TASK DETAILS
Repeat all the material exactly; pictures stay out of your copy.

── STORED DATA

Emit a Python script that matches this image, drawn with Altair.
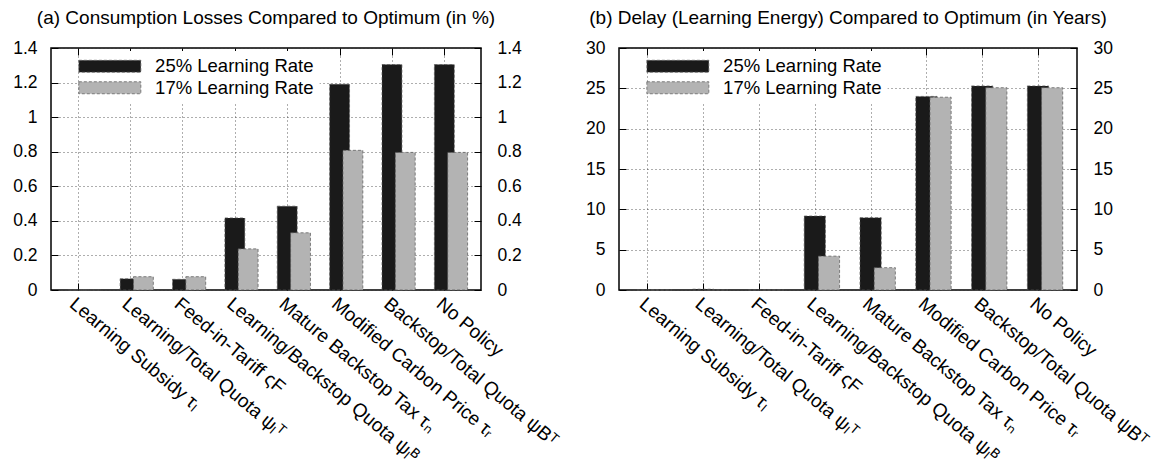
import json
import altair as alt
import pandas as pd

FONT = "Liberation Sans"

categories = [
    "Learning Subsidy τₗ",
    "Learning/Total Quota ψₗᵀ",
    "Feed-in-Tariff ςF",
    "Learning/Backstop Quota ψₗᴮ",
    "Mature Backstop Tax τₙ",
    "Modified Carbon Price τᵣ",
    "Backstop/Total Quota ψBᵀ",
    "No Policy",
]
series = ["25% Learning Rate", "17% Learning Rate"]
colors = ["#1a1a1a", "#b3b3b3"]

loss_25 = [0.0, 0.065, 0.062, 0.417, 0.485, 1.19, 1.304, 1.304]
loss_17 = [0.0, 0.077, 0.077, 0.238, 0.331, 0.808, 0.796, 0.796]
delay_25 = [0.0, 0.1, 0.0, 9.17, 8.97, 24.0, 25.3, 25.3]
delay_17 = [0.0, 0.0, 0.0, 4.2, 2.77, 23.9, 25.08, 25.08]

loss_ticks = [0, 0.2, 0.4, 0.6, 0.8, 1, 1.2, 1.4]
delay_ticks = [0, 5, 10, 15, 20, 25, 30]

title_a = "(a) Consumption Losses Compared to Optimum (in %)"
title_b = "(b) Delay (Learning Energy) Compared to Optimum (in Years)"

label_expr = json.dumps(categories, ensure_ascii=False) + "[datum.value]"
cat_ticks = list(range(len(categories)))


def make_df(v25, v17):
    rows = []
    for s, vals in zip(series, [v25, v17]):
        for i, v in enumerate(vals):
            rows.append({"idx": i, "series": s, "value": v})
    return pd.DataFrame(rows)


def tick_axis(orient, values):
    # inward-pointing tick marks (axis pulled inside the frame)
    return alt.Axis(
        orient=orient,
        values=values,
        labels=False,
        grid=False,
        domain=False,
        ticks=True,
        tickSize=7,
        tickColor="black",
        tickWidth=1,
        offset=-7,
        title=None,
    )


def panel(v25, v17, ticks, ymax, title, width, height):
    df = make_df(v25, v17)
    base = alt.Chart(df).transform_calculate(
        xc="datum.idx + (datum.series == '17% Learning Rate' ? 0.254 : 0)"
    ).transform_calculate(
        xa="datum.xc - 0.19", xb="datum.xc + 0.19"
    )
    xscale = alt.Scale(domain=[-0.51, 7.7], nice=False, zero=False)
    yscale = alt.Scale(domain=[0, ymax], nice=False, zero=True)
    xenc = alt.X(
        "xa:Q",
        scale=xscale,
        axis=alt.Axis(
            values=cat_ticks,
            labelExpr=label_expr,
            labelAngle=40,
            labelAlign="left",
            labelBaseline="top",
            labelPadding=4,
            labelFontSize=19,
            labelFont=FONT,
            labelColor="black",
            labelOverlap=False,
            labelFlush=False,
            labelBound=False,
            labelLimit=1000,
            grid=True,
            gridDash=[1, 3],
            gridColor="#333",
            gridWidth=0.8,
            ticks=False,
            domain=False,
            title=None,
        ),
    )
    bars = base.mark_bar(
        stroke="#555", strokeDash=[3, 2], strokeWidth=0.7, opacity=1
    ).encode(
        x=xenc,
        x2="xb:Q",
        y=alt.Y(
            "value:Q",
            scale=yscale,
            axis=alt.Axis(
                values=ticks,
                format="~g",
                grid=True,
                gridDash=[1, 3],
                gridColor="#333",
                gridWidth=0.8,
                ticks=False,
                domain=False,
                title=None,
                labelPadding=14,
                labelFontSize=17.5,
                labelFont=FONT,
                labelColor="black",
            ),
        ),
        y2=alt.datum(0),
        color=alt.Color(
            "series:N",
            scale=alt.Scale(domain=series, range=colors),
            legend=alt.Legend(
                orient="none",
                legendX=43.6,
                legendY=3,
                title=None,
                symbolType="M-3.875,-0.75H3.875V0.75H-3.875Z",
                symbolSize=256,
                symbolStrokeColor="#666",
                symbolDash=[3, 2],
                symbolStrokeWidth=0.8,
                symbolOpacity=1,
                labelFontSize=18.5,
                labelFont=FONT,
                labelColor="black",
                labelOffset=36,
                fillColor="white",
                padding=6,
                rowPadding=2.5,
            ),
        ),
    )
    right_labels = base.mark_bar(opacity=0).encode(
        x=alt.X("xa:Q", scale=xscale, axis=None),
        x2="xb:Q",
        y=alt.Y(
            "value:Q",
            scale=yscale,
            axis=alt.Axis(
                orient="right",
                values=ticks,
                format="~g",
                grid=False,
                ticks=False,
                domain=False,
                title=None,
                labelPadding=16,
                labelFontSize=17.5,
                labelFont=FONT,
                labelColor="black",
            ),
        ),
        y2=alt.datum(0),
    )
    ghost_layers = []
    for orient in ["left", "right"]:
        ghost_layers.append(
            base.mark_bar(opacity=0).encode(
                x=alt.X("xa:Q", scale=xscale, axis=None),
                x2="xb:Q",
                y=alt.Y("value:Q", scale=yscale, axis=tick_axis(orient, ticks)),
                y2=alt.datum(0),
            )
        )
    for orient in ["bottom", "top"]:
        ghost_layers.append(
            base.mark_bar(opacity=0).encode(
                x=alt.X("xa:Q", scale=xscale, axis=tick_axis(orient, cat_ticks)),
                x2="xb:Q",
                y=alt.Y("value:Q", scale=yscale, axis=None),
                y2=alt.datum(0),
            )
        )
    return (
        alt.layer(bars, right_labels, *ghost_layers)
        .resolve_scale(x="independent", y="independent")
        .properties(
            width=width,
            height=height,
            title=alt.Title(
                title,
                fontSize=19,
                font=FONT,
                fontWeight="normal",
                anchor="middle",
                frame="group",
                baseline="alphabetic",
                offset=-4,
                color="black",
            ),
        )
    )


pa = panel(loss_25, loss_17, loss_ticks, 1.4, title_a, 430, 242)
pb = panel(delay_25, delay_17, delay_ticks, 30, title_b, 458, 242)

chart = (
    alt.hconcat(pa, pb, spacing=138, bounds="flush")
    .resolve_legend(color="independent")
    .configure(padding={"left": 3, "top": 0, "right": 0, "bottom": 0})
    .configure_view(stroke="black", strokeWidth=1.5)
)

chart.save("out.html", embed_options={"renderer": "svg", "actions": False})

────

EXERCISE SOLUTION
Emit a Python script that matches this image, drawn with Altair.
import json
import altair as alt
import pandas as pd

FONT = "Liberation Sans"

categories = [
    "Learning Subsidy τₗ",
    "Learning/Total Quota ψₗᵀ",
    "Feed-in-Tariff ςF",
    "Learning/Backstop Quota ψₗᴮ",
    "Mature Backstop Tax τₙ",
    "Modified Carbon Price τᵣ",
    "Backstop/Total Quota ψBᵀ",
    "No Policy",
]
series = ["25% Learning Rate", "17% Learning Rate"]
colors = ["#1a1a1a", "#b3b3b3"]

loss_25 = [0.0, 0.065, 0.062, 0.417, 0.485, 1.19, 1.304, 1.304]
loss_17 = [0.0, 0.077, 0.077, 0.238, 0.331, 0.808, 0.796, 0.796]
delay_25 = [0.0, 0.1, 0.0, 9.17, 8.97, 24.0, 25.3, 25.3]
delay_17 = [0.0, 0.0, 0.0, 4.2, 2.77, 23.9, 25.08, 25.08]

loss_ticks = [0, 0.2, 0.4, 0.6, 0.8, 1, 1.2, 1.4]
delay_ticks = [0, 5, 10, 15, 20, 25, 30]

title_a = "(a) Consumption Losses Compared to Optimum (in %)"
title_b = "(b) Delay (Learning Energy) Compared to Optimum (in Years)"

label_expr = json.dumps(categories, ensure_ascii=False) + "[datum.value]"
cat_ticks = list(range(len(categories)))


def make_df(v25, v17):
    rows = []
    for s, vals in zip(series, [v25, v17]):
        for i, v in enumerate(vals):
            rows.append({"idx": i, "series": s, "value": v})
    return pd.DataFrame(rows)


def tick_axis(orient, values):
    # inward-pointing tick marks (axis pulled inside the frame)
    return alt.Axis(
        orient=orient,
        values=values,
        labels=False,
        grid=False,
        domain=False,
        ticks=True,
        tickSize=7,
        tickColor="black",
        tickWidth=1,
        offset=-7,
        title=None,
    )


def panel(v25, v17, ticks, ymax, title, width, height):
    df = make_df(v25, v17)
    base = alt.Chart(df).transform_calculate(
        xc="datum.idx + (datum.series == '17% Learning Rate' ? 0.254 : 0)"
    ).transform_calculate(
        xa="datum.xc - 0.19", xb="datum.xc + 0.19"
    )
    xscale = alt.Scale(domain=[-0.51, 7.7], nice=False, zero=False)
    yscale = alt.Scale(domain=[0, ymax], nice=False, zero=True)
    xenc = alt.X(
        "xa:Q",
        scale=xscale,
        axis=alt.Axis(
            values=cat_ticks,
            labelExpr=label_expr,
            labelAngle=40,
            labelAlign="left",
            labelBaseline="top",
            labelPadding=4,
            labelFontSize=19,
            labelFont=FONT,
            labelColor="black",
            labelOverlap=False,
            labelFlush=False,
            labelBound=False,
            labelLimit=1000,
            grid=True,
            gridDash=[1, 3],
            gridColor="#333",
            gridWidth=0.8,
            ticks=False,
            domain=False,
            title=None,
        ),
    )
    bars = base.mark_bar(
        stroke="#555", strokeDash=[3, 2], strokeWidth=0.7, opacity=1
    ).encode(
        x=xenc,
        x2="xb:Q",
        y=alt.Y(
            "value:Q",
            scale=yscale,
            axis=alt.Axis(
                values=ticks,
                format="~g",
                grid=True,
                gridDash=[1, 3],
                gridColor="#333",
                gridWidth=0.8,
                ticks=False,
                domain=False,
                title=None,
                labelPadding=14,
                labelFontSize=17.5,
                labelFont=FONT,
                labelColor="black",
            ),
        ),
        y2=alt.datum(0),
        color=alt.Color(
            "series:N",
            scale=alt.Scale(domain=series, range=colors),
            legend=alt.Legend(
                orient="none",
                legendX=43.6,
                legendY=3,
                title=None,
                symbolType="M-3.875,-0.75H3.875V0.75H-3.875Z",
                symbolSize=256,
                symbolStrokeColor="#666",
                symbolDash=[3, 2],
                symbolStrokeWidth=0.8,
                symbolOpacity=1,
                labelFontSize=18.5,
                labelFont=FONT,
                labelColor="black",
                labelOffset=36,
                fillColor="white",
                padding=6,
                rowPadding=2.5,
            ),
        ),
    )
    right_labels = base.mark_bar(opacity=0).encode(
        x=alt.X("xa:Q", scale=xscale, axis=None),
        x2="xb:Q",
        y=alt.Y(
            "value:Q",
            scale=yscale,
            axis=alt.Axis(
                orient="right",
                values=ticks,
                format="~g",
                grid=False,
                ticks=False,
                domain=False,
                title=None,
                labelPadding=16,
                labelFontSize=17.5,
                labelFont=FONT,
                labelColor="black",
            ),
        ),
        y2=alt.datum(0),
    )
    ghost_layers = []
    for orient in ["left", "right"]:
        ghost_layers.append(
            base.mark_bar(opacity=0).encode(
                x=alt.X("xa:Q", scale=xscale, axis=None),
                x2="xb:Q",
                y=alt.Y("value:Q", scale=yscale, axis=tick_axis(orient, ticks)),
                y2=alt.datum(0),
            )
        )
    for orient in ["bottom", "top"]:
        ghost_layers.append(
            base.mark_bar(opacity=0).encode(
                x=alt.X("xa:Q", scale=xscale, axis=tick_axis(orient, cat_ticks)),
                x2="xb:Q",
                y=alt.Y("value:Q", scale=yscale, axis=None),
                y2=alt.datum(0),
            )
        )
    return (
        alt.layer(bars, right_labels, *ghost_layers)
        .resolve_scale(x="independent", y="independent")
        .properties(
            width=width,
            height=height,
            title=alt.Title(
                title,
                fontSize=19,
                font=FONT,
                fontWeight="normal",
                anchor="middle",
                frame="group",
                baseline="alphabetic",
                offset=-4,
                color="black",
            ),
        )
    )


pa = panel(loss_25, loss_17, loss_ticks, 1.4, title_a, 430, 242)
pb = panel(delay_25, delay_17, delay_ticks, 30, title_b, 458, 242)

chart = (
    alt.hconcat(pa, pb, spacing=138, bounds="flush")
    .resolve_legend(color="independent")
    .configure(padding={"left": 3, "top": 0, "right": 0, "bottom": 0})
    .configure_view(stroke="black", strokeWidth=1.5)
)

chart.save("out.html", embed_options={"renderer": "svg", "actions": False})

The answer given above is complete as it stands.